**What this task involves**
In the entries below, find the line containing "Rebuild this chart" and the line containing "0.63274 0.63376 0.62819". Copy those two lines and everything between them exactly, without the pictures.
-- Start Excerpted data --
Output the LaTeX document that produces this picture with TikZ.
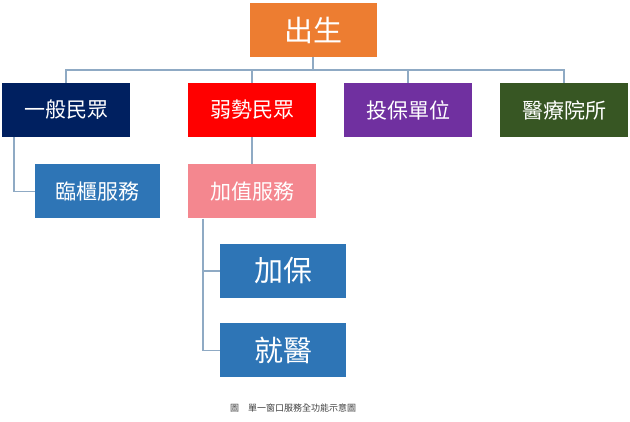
-- End Excerpted data --
-- Start Excerpted data --
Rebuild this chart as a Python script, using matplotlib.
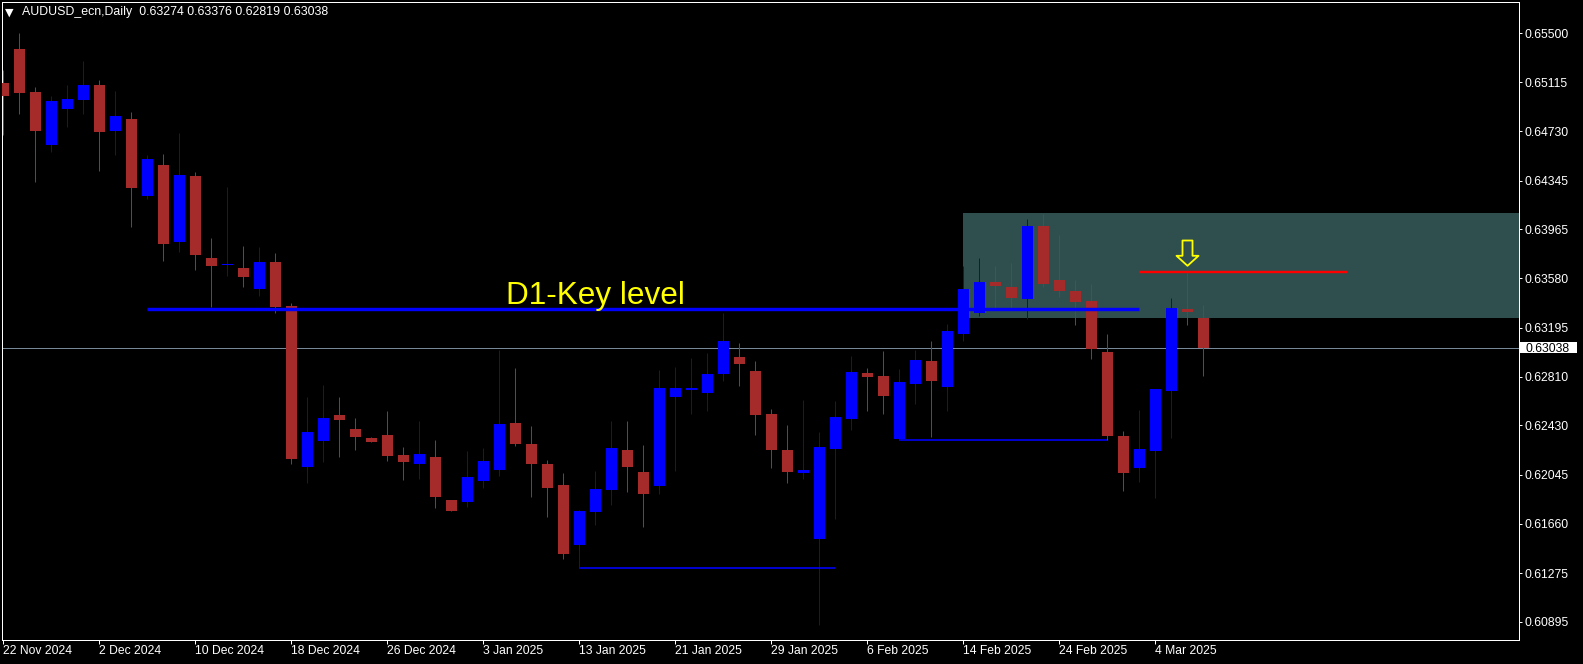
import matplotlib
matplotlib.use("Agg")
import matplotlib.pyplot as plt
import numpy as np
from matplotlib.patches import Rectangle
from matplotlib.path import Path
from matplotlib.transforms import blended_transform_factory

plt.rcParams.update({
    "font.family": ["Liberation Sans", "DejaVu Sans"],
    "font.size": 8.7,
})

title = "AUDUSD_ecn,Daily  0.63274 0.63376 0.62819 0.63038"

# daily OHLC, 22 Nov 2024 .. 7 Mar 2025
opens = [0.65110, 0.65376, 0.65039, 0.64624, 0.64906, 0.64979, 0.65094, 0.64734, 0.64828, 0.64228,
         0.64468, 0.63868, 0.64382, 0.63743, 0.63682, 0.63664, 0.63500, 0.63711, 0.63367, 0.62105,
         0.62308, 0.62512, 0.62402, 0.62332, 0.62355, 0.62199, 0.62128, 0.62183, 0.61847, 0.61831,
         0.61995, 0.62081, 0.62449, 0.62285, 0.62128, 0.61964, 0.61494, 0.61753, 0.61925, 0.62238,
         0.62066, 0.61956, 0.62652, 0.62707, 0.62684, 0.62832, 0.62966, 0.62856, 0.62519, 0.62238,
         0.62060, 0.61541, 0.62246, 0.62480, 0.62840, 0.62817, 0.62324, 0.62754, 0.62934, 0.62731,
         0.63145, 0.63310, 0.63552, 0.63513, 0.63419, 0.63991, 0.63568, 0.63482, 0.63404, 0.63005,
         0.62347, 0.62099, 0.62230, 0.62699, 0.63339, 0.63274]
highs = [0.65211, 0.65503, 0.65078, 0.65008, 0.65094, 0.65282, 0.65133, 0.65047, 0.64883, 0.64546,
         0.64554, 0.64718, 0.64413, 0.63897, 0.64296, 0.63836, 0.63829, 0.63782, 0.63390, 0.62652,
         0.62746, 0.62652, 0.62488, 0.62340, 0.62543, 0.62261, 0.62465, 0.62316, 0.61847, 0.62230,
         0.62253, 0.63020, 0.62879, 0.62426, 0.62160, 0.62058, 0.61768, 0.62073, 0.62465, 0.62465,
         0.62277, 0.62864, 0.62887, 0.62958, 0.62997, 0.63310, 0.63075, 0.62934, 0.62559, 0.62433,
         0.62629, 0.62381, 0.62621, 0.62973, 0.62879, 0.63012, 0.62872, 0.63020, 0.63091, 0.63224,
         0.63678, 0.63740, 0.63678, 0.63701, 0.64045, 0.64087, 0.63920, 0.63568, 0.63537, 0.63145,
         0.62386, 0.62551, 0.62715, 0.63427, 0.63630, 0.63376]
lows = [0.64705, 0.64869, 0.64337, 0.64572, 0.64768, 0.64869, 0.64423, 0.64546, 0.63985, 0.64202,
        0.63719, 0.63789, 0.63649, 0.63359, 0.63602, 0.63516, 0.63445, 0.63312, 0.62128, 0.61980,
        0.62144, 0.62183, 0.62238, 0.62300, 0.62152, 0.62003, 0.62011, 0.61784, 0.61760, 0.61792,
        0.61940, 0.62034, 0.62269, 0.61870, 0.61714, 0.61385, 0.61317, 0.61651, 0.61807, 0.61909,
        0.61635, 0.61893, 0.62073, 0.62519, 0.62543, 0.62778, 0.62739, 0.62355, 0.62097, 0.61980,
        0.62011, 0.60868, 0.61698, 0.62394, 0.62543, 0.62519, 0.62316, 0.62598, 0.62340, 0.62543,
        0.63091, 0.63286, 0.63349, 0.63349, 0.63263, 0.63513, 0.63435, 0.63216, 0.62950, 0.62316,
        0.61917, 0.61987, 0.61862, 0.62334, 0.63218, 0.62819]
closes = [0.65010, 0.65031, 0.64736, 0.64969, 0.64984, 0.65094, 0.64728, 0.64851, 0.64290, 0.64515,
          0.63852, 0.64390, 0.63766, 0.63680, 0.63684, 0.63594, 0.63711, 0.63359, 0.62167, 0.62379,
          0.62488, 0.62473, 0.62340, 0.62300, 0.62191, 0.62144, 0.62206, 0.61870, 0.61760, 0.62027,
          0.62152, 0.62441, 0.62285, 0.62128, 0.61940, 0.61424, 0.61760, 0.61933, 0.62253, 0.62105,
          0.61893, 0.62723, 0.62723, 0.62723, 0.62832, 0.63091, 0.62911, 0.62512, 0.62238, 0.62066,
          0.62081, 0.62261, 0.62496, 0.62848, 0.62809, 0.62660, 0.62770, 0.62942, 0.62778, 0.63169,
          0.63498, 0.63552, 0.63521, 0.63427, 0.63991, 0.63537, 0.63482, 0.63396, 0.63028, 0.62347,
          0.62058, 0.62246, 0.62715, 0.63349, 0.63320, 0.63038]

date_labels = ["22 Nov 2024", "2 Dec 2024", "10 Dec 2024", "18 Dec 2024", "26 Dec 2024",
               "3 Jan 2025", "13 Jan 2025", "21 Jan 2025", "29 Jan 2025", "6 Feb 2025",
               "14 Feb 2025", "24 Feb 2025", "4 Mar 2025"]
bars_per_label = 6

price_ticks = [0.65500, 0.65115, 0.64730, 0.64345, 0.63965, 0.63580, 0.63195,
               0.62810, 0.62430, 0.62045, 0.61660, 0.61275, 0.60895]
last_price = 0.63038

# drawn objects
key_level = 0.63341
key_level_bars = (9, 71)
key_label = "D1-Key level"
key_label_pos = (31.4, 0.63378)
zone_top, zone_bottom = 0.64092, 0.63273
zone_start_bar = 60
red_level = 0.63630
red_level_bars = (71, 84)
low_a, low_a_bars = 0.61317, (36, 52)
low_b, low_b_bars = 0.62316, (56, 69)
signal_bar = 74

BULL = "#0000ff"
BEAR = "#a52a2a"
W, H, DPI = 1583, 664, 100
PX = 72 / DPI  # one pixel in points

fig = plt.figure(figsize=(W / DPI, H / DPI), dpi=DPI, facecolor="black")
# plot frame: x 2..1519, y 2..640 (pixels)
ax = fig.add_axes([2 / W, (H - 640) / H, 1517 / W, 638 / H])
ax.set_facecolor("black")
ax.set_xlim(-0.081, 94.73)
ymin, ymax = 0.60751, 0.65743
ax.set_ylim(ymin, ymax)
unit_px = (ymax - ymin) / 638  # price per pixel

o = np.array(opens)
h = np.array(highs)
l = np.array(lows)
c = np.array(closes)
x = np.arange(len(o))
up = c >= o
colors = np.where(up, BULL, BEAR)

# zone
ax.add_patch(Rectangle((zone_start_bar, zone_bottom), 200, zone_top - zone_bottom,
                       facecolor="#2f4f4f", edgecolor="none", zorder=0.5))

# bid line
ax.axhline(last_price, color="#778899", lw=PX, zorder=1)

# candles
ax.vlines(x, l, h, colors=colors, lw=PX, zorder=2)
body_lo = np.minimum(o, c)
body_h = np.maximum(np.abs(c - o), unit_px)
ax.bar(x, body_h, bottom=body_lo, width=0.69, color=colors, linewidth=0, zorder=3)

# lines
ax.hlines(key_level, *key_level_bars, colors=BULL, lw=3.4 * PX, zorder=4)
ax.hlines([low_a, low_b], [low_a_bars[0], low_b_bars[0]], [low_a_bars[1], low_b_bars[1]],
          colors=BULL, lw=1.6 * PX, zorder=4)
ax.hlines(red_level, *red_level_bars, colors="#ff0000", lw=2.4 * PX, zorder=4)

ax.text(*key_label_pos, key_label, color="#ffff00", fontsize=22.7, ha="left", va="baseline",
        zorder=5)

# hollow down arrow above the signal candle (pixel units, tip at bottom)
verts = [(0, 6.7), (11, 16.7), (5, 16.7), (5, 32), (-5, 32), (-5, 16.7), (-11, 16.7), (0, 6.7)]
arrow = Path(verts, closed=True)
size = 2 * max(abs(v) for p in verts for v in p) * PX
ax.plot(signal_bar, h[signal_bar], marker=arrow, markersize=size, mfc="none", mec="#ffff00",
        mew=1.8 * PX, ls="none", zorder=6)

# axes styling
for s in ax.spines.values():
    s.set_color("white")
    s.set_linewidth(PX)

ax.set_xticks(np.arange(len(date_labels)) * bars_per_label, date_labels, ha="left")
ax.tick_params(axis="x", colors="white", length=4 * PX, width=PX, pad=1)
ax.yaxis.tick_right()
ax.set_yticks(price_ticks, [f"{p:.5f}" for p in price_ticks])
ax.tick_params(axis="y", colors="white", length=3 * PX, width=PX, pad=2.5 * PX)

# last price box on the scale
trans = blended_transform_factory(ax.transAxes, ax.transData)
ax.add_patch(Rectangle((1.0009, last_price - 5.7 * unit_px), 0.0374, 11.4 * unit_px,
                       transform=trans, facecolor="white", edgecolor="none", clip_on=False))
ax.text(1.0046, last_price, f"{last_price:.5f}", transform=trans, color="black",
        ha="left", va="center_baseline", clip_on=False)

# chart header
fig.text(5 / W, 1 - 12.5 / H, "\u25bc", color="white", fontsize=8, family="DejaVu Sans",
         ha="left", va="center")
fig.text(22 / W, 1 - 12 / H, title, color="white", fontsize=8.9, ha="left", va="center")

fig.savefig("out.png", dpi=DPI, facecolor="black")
-- End Excerpted data --
-- Start Excerpted data --
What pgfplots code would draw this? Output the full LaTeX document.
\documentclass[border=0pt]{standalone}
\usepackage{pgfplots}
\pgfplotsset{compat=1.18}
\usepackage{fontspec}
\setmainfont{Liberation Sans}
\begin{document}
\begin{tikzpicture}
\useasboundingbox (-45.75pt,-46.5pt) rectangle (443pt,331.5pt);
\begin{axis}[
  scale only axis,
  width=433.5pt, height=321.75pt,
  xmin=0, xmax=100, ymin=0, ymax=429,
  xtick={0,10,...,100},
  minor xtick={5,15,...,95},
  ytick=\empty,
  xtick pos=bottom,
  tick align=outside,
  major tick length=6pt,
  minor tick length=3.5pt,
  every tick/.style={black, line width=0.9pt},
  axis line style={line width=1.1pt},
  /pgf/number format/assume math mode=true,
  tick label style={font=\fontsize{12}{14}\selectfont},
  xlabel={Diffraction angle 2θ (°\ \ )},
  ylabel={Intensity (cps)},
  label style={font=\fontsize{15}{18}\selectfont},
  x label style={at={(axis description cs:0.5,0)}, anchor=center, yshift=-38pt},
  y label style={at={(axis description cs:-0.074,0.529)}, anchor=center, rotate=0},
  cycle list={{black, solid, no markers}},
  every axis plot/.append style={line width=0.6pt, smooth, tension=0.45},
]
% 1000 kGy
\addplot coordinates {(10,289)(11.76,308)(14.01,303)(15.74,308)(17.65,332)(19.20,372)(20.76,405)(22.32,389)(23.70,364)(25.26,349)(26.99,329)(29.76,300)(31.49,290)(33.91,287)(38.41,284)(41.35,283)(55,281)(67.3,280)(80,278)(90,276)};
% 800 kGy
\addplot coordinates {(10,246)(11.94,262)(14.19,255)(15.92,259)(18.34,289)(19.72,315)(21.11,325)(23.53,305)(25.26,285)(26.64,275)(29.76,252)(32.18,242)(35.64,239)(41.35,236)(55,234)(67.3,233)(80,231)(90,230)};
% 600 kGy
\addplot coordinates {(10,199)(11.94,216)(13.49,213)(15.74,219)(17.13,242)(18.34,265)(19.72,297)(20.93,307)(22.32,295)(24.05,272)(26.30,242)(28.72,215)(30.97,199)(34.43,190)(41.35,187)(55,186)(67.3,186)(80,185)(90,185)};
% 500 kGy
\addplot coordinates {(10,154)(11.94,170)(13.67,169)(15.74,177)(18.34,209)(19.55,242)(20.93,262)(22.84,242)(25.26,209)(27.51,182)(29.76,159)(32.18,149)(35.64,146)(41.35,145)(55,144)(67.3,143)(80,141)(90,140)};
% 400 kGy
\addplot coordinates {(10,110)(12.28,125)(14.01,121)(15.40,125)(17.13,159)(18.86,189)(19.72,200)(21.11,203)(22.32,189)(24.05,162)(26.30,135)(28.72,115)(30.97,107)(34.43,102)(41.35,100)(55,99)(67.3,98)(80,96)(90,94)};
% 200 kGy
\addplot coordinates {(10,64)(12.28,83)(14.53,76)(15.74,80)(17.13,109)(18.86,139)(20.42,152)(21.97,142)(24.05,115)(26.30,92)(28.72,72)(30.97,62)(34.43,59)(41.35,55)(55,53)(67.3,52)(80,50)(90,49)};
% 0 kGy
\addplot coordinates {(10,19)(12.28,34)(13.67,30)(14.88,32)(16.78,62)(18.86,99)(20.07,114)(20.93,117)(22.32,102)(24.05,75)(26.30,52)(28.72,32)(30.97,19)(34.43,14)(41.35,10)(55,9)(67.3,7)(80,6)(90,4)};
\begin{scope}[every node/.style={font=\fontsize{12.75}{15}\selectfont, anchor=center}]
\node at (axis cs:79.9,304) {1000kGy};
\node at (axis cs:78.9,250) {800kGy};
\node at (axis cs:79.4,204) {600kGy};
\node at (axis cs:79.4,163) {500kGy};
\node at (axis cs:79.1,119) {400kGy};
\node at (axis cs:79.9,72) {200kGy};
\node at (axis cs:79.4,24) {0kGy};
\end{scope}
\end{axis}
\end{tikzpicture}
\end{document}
-- End Excerpted data --
**Task result**
Rebuild this chart as a Python script, using matplotlib.
import matplotlib
matplotlib.use("Agg")
import matplotlib.pyplot as plt
import numpy as np
from matplotlib.patches import Rectangle
from matplotlib.path import Path
from matplotlib.transforms import blended_transform_factory

plt.rcParams.update({
    "font.family": ["Liberation Sans", "DejaVu Sans"],
    "font.size": 8.7,
})

title = "AUDUSD_ecn,Daily  0.63274 0.63376 0.62819 0.63038"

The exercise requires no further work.